The Work & Class menu—which is a blend of Latin flavors and Southern comfort food, laid out in the build-your-own format of a barbecue joint—is equally well-conceived. Before opening Work & Class, Rodriguez cooked under James Beard Award–winner Jennifer Jasinski for 16 years. This background is apparent in dishes such as that goat and consommé. During my first visit, huge pieces of Colorado-raised goat were tender and pleasantly bitter from a toasted-guajillo sauce. I happily ignored dining etiquette rules when I licked my fingers of the juices from a smoky, mascarpone-stuffed jalapeño. On another occasion, the chickpea croquettes were so creamy I caught myself studying them to figure out how I could attempt them at home. During a bar visit, I couldn’t stop eating a side of cilantro rice and black beans, which had the perfect bite. One night, tender shreds of cochinita pibil had enough sour orange zing to conjure up memories of the time I forced my childhood friend to get off the Cancún tourist track and brave a locals-only dining room. And Oh. My. God. Rodriguez’s braised greens were absurdly good. They had enough grated Parmesan cheese and cream to counter the gentle bitterness of red and green chard, but not so much that it masked the pungency I craved in between gorgeously fatty bites of meat. (Ordering the storied Massive Attack salad after your protein fills the hankering for bright, crisp flavors. Drinking anything bracing from the restaurant’s well-curated beer list works, too.) 

If I weren’t paid to record all of these dining details, I would have been having even more fun—too much to notice Work & Class’ more negligible shortcomings. During a bar stop with a visiting friend, pork and veal meatballs (a family recipe) were flavorful but dense, demanding the breadcrumbs with which they were made before they became gluten-free. An otherwise lovingly prepared piece of cornmeal-fried catfish and a side of cheesy polenta were both in dire need of a few pinches of salt. The stout reduction that pooled around my husband’s braised short ribs was a bit tinny from the metal pie plate. A drumstick socket didn’t separate from the body of a buffalo-style chicken as easily as it should have. My companion’s lime and blueberry pie tasted mostly of burnt cooking oil. If I hadn’t visited multiple times, I might not have known that Rodriguez’s childhood tortillas were one server’s gratis suggestion but another server’s sneaky up-charge. And you can be sure I wouldn’t have realized that the category of nonalcoholic beverages goes entirely unmentioned on the menu.

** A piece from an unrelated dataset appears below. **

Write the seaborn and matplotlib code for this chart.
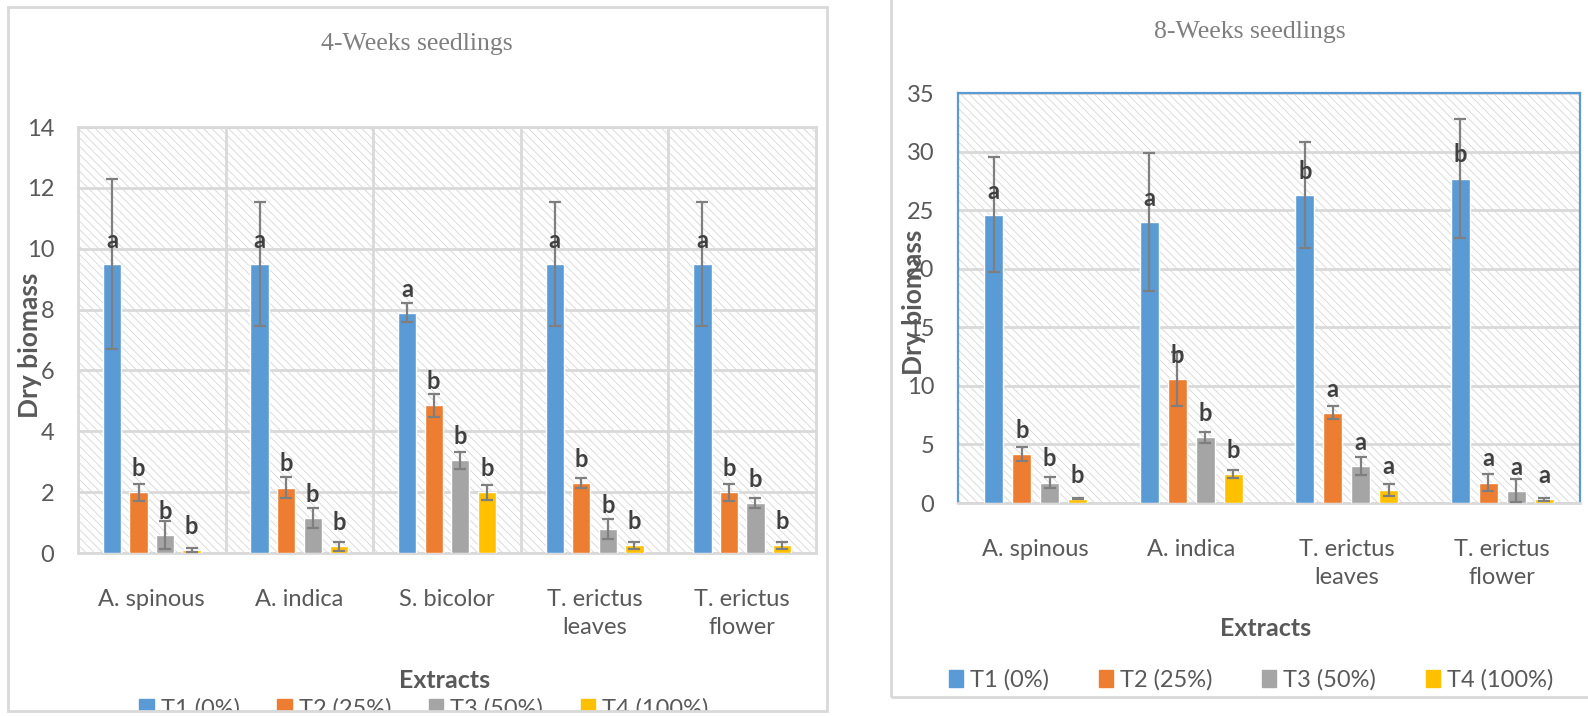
import matplotlib.pyplot as plt
import matplotlib.patches as mpatches
import seaborn as sns
import pandas as pd
import numpy as np

# DATA
treatments = ["T1 (0%)", "T2 (25%)", "T3 (50%)", "T4 (100%)"]
colors = ["#5B9BD5", "#ED7D31", "#A5A5A5", "#FFC000"]

# 4-week seedlings
extracts_4w = ["A. spinous", "A. indica", "S. bicolor", "T. erictus\nleaves", "T. erictus\nflower"]
t1_4w = [9.5, 9.5, 7.9, 9.5, 9.5]
t2_4w = [2.0, 2.15, 4.85, 2.3, 2.0]
t3_4w = [0.6, 1.15, 3.05, 0.8, 1.65]
t4_4w = [0.1, 0.22, 2.0, 0.25, 0.25]
e1_4w = [2.8, 2.05, 0.3, 2.05, 2.05]
e2_4w = [0.28, 0.34, 0.37, 0.18, 0.28]
e3_4w = [0.46, 0.33, 0.28, 0.33, 0.17]
e4_4w = [0.06, 0.15, 0.25, 0.12, 0.12]
l1_4w = ["a", "a", "a", "a", "a"]
l2_4w = ["b", "b", "b", "b", "b"]
l3_4w = ["b", "b", "b", "b", "b"]
l4_4w = ["b", "b", "b", "b", "b"]

# 8-week seedlings
extracts_8w = ["A. spinous", "A. indica", "T. erictus\nleaves", "T. erictus\nflower"]
t1_8w = [24.6, 24.0, 26.3, 27.7]
t2_8w = [4.2, 10.6, 7.7, 1.75]
t3_8w = [1.75, 5.6, 3.15, 1.05]
t4_8w = [0.35, 2.45, 1.1, 0.3]
e1_8w = [4.9, 5.9, 4.5, 5.1]
e2_8w = [0.6, 2.3, 0.55, 0.72]
e3_8w = [0.45, 0.45, 0.75, 1.0]
e4_8w = [0.05, 0.33, 0.48, 0.1]
l1_8w = ["a", "a", "b", "b"]
l2_8w = ["b", "b", "a", "a"]
l3_8w = ["b", "b", "a", "a"]
l4_8w = ["b", "b", "a", "a"]

sns.set_style("white")
plt.rcParams["font.family"] = ["Lato", "DejaVu Sans"]
plt.rcParams["hatch.color"] = "#d6d6d6"
plt.rcParams["hatch.linewidth"] = 0.6

TXT = "#595959"
GRID = "#d9d9d9"
FS = 17


def long_table(extracts, series):
    rows = []
    for t, vals in zip(treatments, series):
        for e, v in zip(extracts, vals):
            rows.append({"extract": e, "treatment": t, "value": v})
    return pd.DataFrame(rows)


def draw_panel(ax, extracts, series, errs, letters, ymax, ystep, frame_color, vlines):
    df = long_table(extracts, series)
    ax.add_patch(mpatches.Rectangle((0, 0), 1, 1, transform=ax.transAxes,
                                    facecolor="white", edgecolor="#d6d6d6",
                                    hatch="\\\\\\\\", lw=0, zorder=0))
    sns.barplot(data=df, x="extract", y="value", hue="treatment",
                hue_order=treatments, order=extracts, palette=colors,
                width=0.72, gap=0.31, errorbar=None, saturation=1,
                legend=False, ax=ax, zorder=3)
    for cont, er, lab in zip(ax.containers, errs, letters):
        for bar, e, l in zip(cont, er, lab):
            x = bar.get_x() + bar.get_width() / 2
            h = bar.get_height()
            ax.errorbar(x, h, yerr=e, color="#7f7f7f", capsize=4,
                        elinewidth=1.6, capthick=1.6, zorder=4)
            ax.annotate(l, (x, h), xytext=(0, 17), textcoords="offset points",
                        ha="center", va="center", fontsize=17,
                        fontweight="bold", color="#404040", zorder=5)
    ax.set_ylim(0, ymax)
    ax.set_xlim(-0.5, len(extracts) - 0.5)
    ax.set_yticks(np.arange(0, ymax + 0.1, ystep))
    ax.set_xticks(range(len(extracts)), labels=extracts, linespacing=1.4)
    ax.set_axisbelow(True)
    ax.yaxis.grid(True, color=GRID, lw=2)
    if vlines:
        for b in np.arange(0.5, len(extracts) - 0.5):
            ax.axvline(b, color=GRID, lw=2, zorder=0.5)
    ax.tick_params(axis="y", length=0, pad=17, labelsize=FS, labelcolor=TXT)
    ax.tick_params(axis="x", length=0, pad=26, labelsize=FS, labelcolor=TXT)
    for s in ax.spines.values():
        s.set_color(frame_color)
        s.set_linewidth(1.6 if frame_color != GRID else 2)
    ax.spines["bottom"].set_color(GRID)
    ax.spines["bottom"].set_linewidth(2)
    ax.set_xlabel("")
    ax.set_ylabel("")


W, H = 1588, 716
fig = plt.figure(figsize=(W / 100, H / 100), dpi=100)


def px_axes(x0, y0, x1, y1):
    return fig.add_axes([x0 / W, 1 - y1 / H, (x1 - x0) / W, (y1 - y0) / H])


# left panel
ax1 = px_axes(78, 127, 816, 553)
draw_panel(ax1, extracts_4w, [t1_4w, t2_4w, t3_4w, t4_4w],
           [e1_4w, e2_4w, e3_4w, e4_4w], [l1_4w, l2_4w, l3_4w, l4_4w],
           14, 2, GRID, True)
fig.text(30 / W, 1 - 345 / H, "Dry biomass", rotation=90, ha="center", va="center",
         fontsize=19, fontweight="bold", color=TXT)
fig.text(445 / W, 1 - 680 / H, "Extracts", ha="center", va="center",
         fontsize=18, fontweight="bold", color=TXT)
fig.text(417 / W, 1 - 44 / H, "4-Weeks seedlings", ha="center", va="center",
         fontsize=18.5, color="#7f7f7f", family="Liberation Serif")

# right panel
ax2 = px_axes(958, 93, 1580, 503)
draw_panel(ax2, extracts_8w, [t1_8w, t2_8w, t3_8w, t4_8w],
           [e1_8w, e2_8w, e3_8w, e4_8w], [l1_8w, l2_8w, l3_8w, l4_8w],
           35, 5, "#5B9BD5", False)
fig.text(914 / W, 1 - 302 / H, "Dry biomass", rotation=90, ha="center", va="center",
         fontsize=19, fontweight="bold", color=TXT)
fig.text(1266 / W, 1 - 629 / H, "Extracts", ha="center", va="center",
         fontsize=18, fontweight="bold", color=TXT)
fig.text(1250 / W, 1 - 32 / H, "8-Weeks seedlings", ha="center", va="center",
         fontsize=18.5, color="#7f7f7f", family="Liberation Serif")

# legends
handles = [mpatches.Patch(color=c, label=t) for c, t in zip(colors, treatments)]
for cx, cy, cs in [(424, 709, 1.6), (1251, 680, 2.1)]:
    fig.legend(handles=handles, loc="center", bbox_to_anchor=(cx / W, 1 - cy / H),
               ncol=4, frameon=False, fontsize=FS, handlelength=0.6,
               handleheight=0.75, handletextpad=0.3, columnspacing=cs,
               labelcolor=TXT, borderpad=0)

# white strip that clips the left legend, then panel borders
fig.add_artist(mpatches.Rectangle((0, 0), 880 / W, (H - 711) / H,
                                  transform=fig.transFigure, facecolor="white",
                                  edgecolor="none", zorder=10))
fig.add_artist(mpatches.Rectangle((8 / W, 1 - 711 / H), 819 / W, 704 / H,
                                  transform=fig.transFigure, facecolor="none",
                                  edgecolor=GRID, lw=2, zorder=11))
fig.add_artist(mpatches.Rectangle((891 / W, 1 - 697 / H), 720 / W, 710 / H,
                                  transform=fig.transFigure, facecolor="none",
                                  edgecolor=GRID, lw=2, zorder=11))

fig.savefig("out.png", dpi=100)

On my last visit to Work & Class, I sat at the chef’s counter and watched the kitchen, shaking my head in disbelief. The cooks fire up to six turns a night. One managed to fit  half a dozen ears of Mexican corn, a smoking chicken, a large order of the twice-baked red bliss potatoes, and a starter of blue-corn empanadas under the heat lamp in a matter of seconds. Another was garnishing a to-go order while the giant bowl he’d just used to season those empanadas was still rocking into place atop a teetering stack of Sysco plastic-wrap boxes. This is a consistently slammed restaurant where nabbing a bar stool is a contact sport. It’s the kind of place where people wait an hour at a nearby watering hole for an open table. It’s a spot where the people one seat over are planning their next visit before they’ve even paid for this one. 

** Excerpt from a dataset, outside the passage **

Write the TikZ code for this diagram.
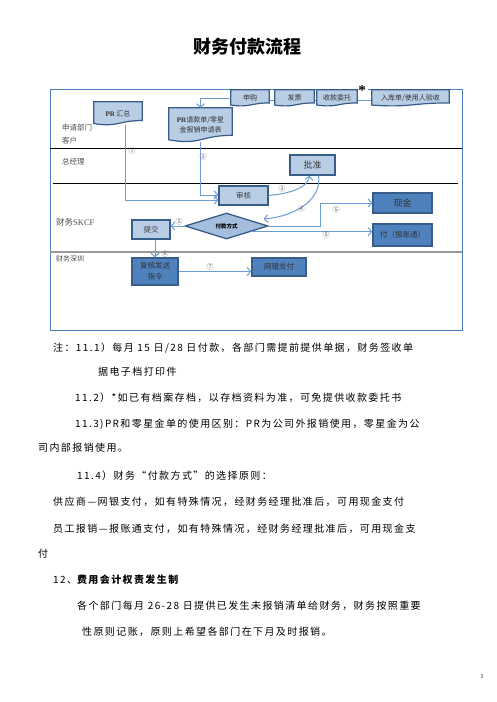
\documentclass[tikz,border=0pt]{standalone}
\usepackage{fontspec}
\setmainfont{Liberation Serif}
\newfontfamily\cjk{Noto Sans CJK SC}
\newfontfamily\cjkt{Noto Sans CJK SC}[LetterSpace=14]
\usetikzlibrary{shapes.geometric,calc,backgrounds,arrows.meta}
\definecolor{lightfill}{HTML}{B9CDE5}
\definecolor{diafill}{HTML}{A5BEDD}
\definecolor{darkb}{HTML}{385D8A}
\definecolor{midb}{HTML}{4F81BD}
\definecolor{connc}{HTML}{6D9BD6}
\definecolor{framec}{HTML}{4A7EC0}
\newcommand{\docshape}[6]{%
  \node[docn, minimum width={#4-#2}, minimum height={#5-#3}] (#1) at ({(#2+#4)/2},{(#3+#5)/2}) {#6};
  \begin{scope}[on background layer]
  \path[docpath] (#1.north west) -- (#1.north east) -- ($(#1.north east)!0.8!(#1.south east)$)
    .. controls ($(#1.north)!0.8!(#1.south)$) and ($(#1.north)!1.1!(#1.south)$) .. ($(#1.north west)!0.93!(#1.south west)$) -- cycle;
  \end{scope}}
\begin{document}
\begin{tikzpicture}[x=1pt,y=-1pt,
  lightbox/.style={draw=darkb, fill=lightfill, line width=1.3pt, inner sep=0pt, font=\cjk\fontsize{7.5}{9}\selectfont, text=black!75},
  darkbox/.style={draw=darkb, fill=midb, line width=1.3pt, inner sep=0pt, align=center, font=\cjk\fontsize{7.5}{11}\selectfont, text=black!80},
  docn/.style={inner sep=0pt, align=center, font=\cjk\fontsize{7}{10}\selectfont, text=black!80},
  docpath/.style={draw=darkb, fill=lightfill, line width=1.2pt},
  connl/.style={draw=connc, line width=1pt},
  arr/.style={connl, -{Straight Barb[length=3.5pt,width=8pt]}},
  num/.style={font=\cjk\fontsize{7}{8}\selectfont, text=black!60, inner sep=0pt},
  lanelab/.style={font=\cjk\fontsize{7.5}{9}\selectfont, text=black!70, anchor=west, inner sep=0pt},
  note/.style={font=\cjkt\fontsize{10}{12}\selectfont, anchor=west, inner sep=0pt}
]
\path[use as bounding box] (0,0) rectangle (496,702);

% title
\node[font=\cjk\bfseries\fontsize{18}{20}\selectfont] (title) at (247,47) {财务付款流程};

% frame and lanes (background)
\begin{scope}[on background layer]
  \draw[framec, line width=1pt] (355,89) -- (50,89) -- (50,330) -- (462,330) -- (462,89) -- (368,89);
  \draw[black, line width=0.9pt] (50,148) -- (462,148);
  \draw[black, line width=0.9pt] (53,183) -- (458,183);
  \draw[black!40, line width=1.3pt] (50,252) -- (462,252);
  \draw[connl] (250,100) -- (410,100);
\end{scope}
\node[font=\fontsize{15}{15}\selectfont\bfseries, inner sep=0pt] (star) at (362,91) {*};

% lane labels
\node[lanelab] (lA) at (62,128) {申请部门};
\node[lanelab] (lB) at (62,141) {客户};
\node[lanelab] (lC) at (62,162) {总经理};
\node[lanelab, font=\cjk\fontsize{8.5}{9}\selectfont] (lD) at (56,222) {财务{\rmfamily SKCF}};
\node[lanelab, font=\cjk\fontsize{7}{9}\selectfont] (lE) at (56,259) {财务深圳};

% document shapes
\docshape{pr1}{94}{102}{142}{125}{{\rmfamily\bfseries PR} 汇总}
\docshape{pr2}{169}{108}{232}{142}{{\rmfamily\bfseries PR}请款单/零星\\金报销申请表}
\docshape{d1}{231}{90}{269}{106}{申购}
\docshape{d2}{275}{90}{314}{106}{发票}
\docshape{d3}{317}{90}{357}{106}{收款委托}
\docshape{d4}{372}{90}{449}{106}{入库单/使用人验收}

% boxes
\node[lightbox, minimum width=45pt, minimum height=20pt, font=\cjk\fontsize{9}{10}\selectfont] (pizhun) at (312.5,165) {批准};
\node[lightbox, minimum width=49pt, minimum height=19pt] (shenhe) at (243.5,195.5) {审核};
\node[diamond, draw=darkb, fill=diafill, line width=1.3pt, aspect=3.2, inner sep=0pt, minimum width=83pt, minimum height=26pt, font=\cjk\bfseries\fontsize{5.5}{6}\selectfont] (fkfs) at (226.5,226) {付款方式};
\node[lightbox, minimum width=38pt, minimum height=19pt] (tijiao) at (151,229.5) {提交};
\node[darkbox, minimum width=59pt, minimum height=20pt, font=\cjk\fontsize{9}{10}\selectfont] (xianjin) at (402.5,203) {现金};
\node[darkbox, minimum width=59pt, minimum height=22pt] (fu) at (402.5,235) {付（报账通）};
\node[darkbox, minimum width=46pt, minimum height=27pt] (fuhe) at (155,271.5) {复核发送\\指令};
\node[darkbox, minimum width=54pt, minimum height=18pt] (wangyin) at (279,267) {网银支付};

% connectors
\draw[arr] (d1.west) -| (pr2.north);
\draw[arr] ([xshift=7pt]pr1.south) |- ([yshift=-4.5pt]shenhe.west);
\draw[arr] (pr2.south) |- ([yshift=0.5pt]shenhe.west);
\draw[arr] (shenhe.east) .. controls (295,193) and (308,186) .. ([xshift=-3pt]pizhun.south);
\coordinate (c4) at ($(fkfs.east)+(-5,-7)$);
\draw[arr] ([xshift=6pt]pizhun.south) .. controls (322,198) and (298,216) .. (c4);
\draw[arr] (fkfs.east) -- ++(52,0) |- (xianjin.west);
\coordinate (c5) at ($(fkfs.east)!0.42!(fkfs.south)$);
\draw[arr] (c5) -- (c5 -| fu.west);
\draw[arr] (fkfs.west) -- (fkfs.west -| tijiao.east);
\draw[arr] (tijiao.south -| fuhe.north) -- (fuhe.north);
\draw[arr] (fuhe.east) -- (fuhe.east -| wangyin.west);

% step numbers
\node[num] (n1) at (132,151) {①};
\node[num] (n2) at (203,157) {②};
\node[num] (n3) at (282,189) {③};
\node[num] (n4) at (301,209) {④};
\node[num] (n5a) at (336,210) {⑤};
\node[num] (n5b) at (326,235) {⑤};
\node[num] (n5c) at (179,222) {⑤};
\node[num] (n6) at (165,254) {⑥};
\node[num] (n7) at (210,267) {⑦};

% notes
\node[note] (t1) at (53,348) {注：11.1）每月 15 日/28 日付款，各部门需提前提供单据，财务签收单};
\node[note] (t2) at (98,372) {据电子档打印件};
\node[note] (t3) at (75,398) {11.2）*如已有档案存档，以存档资料为准，可免提供收款委托书};
\node[note] (t4) at (75,424) {11.3)PR和零星金单的使用区别：PR为公司外报销使用，零星金为公};
\node[note] (t5) at (38,448) {司内部报销使用。};
\node[note] (t6) at (77,476) {11.4）财务“付款方式”的选择原则：};
\node[note] (t7) at (53,502) {供应商—网银支付，如有特殊情况，经财务经理批准后，可用现金支付};
\node[note] (t8) at (53,529) {员工报销—报账通支付，如有特殊情况，经财务经理批准后，可用现金支};
\node[note] (t9) at (38,554) {付};
\node[note] (t10) at (53,580) {12、{\bfseries 费用会计权责发生制}};
\node[note] (t11) at (77,606) {各个部门每月 26-28 日提供已发生未报销清单给财务，财务按照重要};
\node[note] (t12) at (82,632) {性原则记账，原则上希望各部门在下月及时报销。};
\node[font=\fontsize{6}{6}\selectfont, inner sep=0pt] (pg) at (482,677) {1};
\end{tikzpicture}
\end{document}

I guess there is one thing I’d change at Work & Class: I’d have another orange word printed for that light-up hostess stand sign. It should read “Now Serving Good Fun.” One night as we settled our bill, Maciag stopped by our table. I was anonymous and poker-faced about our meal, as I always am when working. “Thanks for putting up with the chaos of this place,” he said intuitively. “That’s part of who we are.” Indeed, it’s a bit of a circus at Work & Class, but it’s a happy, delicious, and entirely recommendable one.